L’accord surprit beaucoup, y compris à Rome. Mgr Wyszynski reconnaîtra bientôt que « l’épiscopat polonais a couru un grand risque » et que « de nombreuses raisons semblaient déconseiller pareil accord », mais « nous avons voulu, en même temps, donner une preuve irréfutable de notre bonne volonté ». Il considérait aussi qu’un accord écrit et public engage les deux parties et que les manquements pourront ainsi être dénoncés. Dès le 12 septembre 1950 puis à nouveau en janvier 1952, l’épiscopat polonais adressa des lettres de protestation au président Bierut.
Le 29 novembre 1952, Pie XII nommait Mgr Wyszynski cardinal. Le gouvernement lui refusa le visa pour se rendre à Rome. Le 9 février 1953, un décret gouvernemental plaçait les nominations des prêtres et des évêques sous le contrôle de l’État. Plusieurs évêques furent arrêtés. Au lendemain d’un sermon où il avait protesté contre la condamnation de l’évêque de Kielce à une peine de douze ans de prison, le cardinal Wyszynski fut arrêté dans la nuit du 25 au 26 septembre 1953. Il resta détenu pendant trois ans, dans quatre lieux différents. Le journal qu’il a tenu pendant sa détention (et qui ne sera édité qu’après sa mort sous le titre Notes de prison) est un des écrits les plus révélateurs de sa vision constamment surnaturelle de la situation. Le 8 décembre 1953, en la fête de l’Immaculée Conception, après trois semaines de préparation, il conclut « un pacte définitif » avec la Vierge Marie, selon la doctrine de saint Louis-Marie Grignion de Montfort, se déclarant « par l’intermédiaire de ma meilleure Mère esclave du Christ ».

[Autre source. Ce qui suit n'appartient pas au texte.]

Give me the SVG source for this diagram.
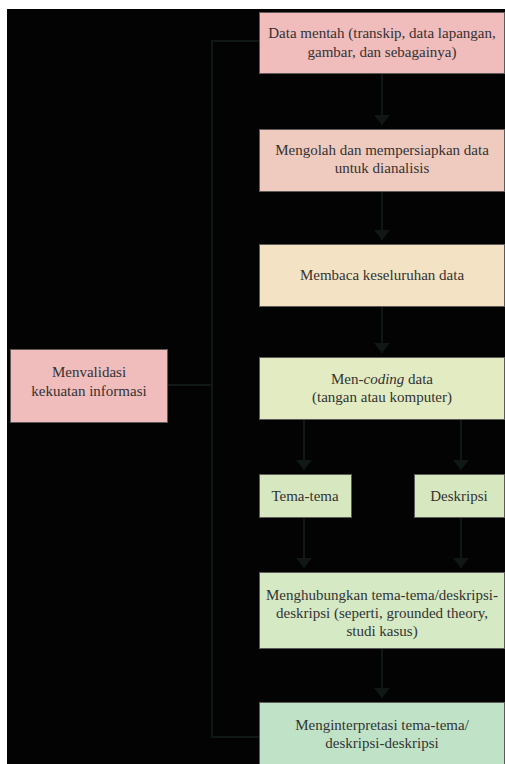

Libéré en octobre 1956, à la faveur d’un changement de gouvernement, il retrouva toutes ses fonctions et put enfin se rendre à Rome en 1957 pour recevoir des mains de Pie XII ses insignes de cardinal.
Wyszynski et Wojtyla
À la différence des évêques d’autres pays communistes, les évêques polonais purent participer aux quatre sessions du concile Vatican II. En 1958 Karol Wojtyla avait été nommé évêque auxiliaire de Cracovie et en 1964 il fut nommé archevêque de Cracovie. On a dit que le nom de Wojtyla avait été imposé au cardinal Wyszynski. C’est inexact, mais ils avaient des tempéraments différents tout en étant unis dans la défense de la foi et de l’Église, le patriotisme polonais et la dévotion envers la Vierge Marie. Un jour de 1966, le primat de Pologne dira à l’archevêque de Cracovie : « Conduisons ensemble le char de notre Église et de notre patrie. » Cette année 1966 vit la célébration du Millénaire du baptême de la Pologne. Elle fut marquée par une multitude de commémorations et de cérémonies qui rassemblèrent des foules considérables et enthousiastes. Ce Millénaire avait été préparé par le cardinal Wyszynski : dès ses années de prison, il en avait établi le programme – qui commença dès 1957 – et rédigé les engagements et les prières (les Serments de Jasna Gora et la Grande Neuvaine).
Lors du conclave d’octobre 1978 qui a élu le cardinal Wojtyla pape, le cardinal Wyszynski lui avait dit qu’il conduirait l’Église vers le deuxième millénaire. C’est ce qui s’est passé. Le 13 mai 1981, Jean-Paul II a échappé à la mort, protégé par la Vierge Marie. Deux semaines plus tard mourait le cardinal Wyszynski. En 1989, son procès de béatification a été ouvert. En 2017 l’héroïcité de ses vertus a été proclamée. Il sera béatifié le 12 septembre prochain à Varsovie.
Yves Chiron
(1) Il l’évoque dans ses Notes de prison, Cerf, 1983, p. 26.
(2) Maria Winowska, « Le vrai visage du cardinal Wyszynski », dans Un évêque au service du peuple de Dieu, cardinal Stefan Wyszynski, Éditions Saint-Paul, 1968, p. 11.
(3) Cité dans Histoire religieuse de la Pologne, J. Kloczowski (dir.), Éditions du Centurion, 1987, p. 515.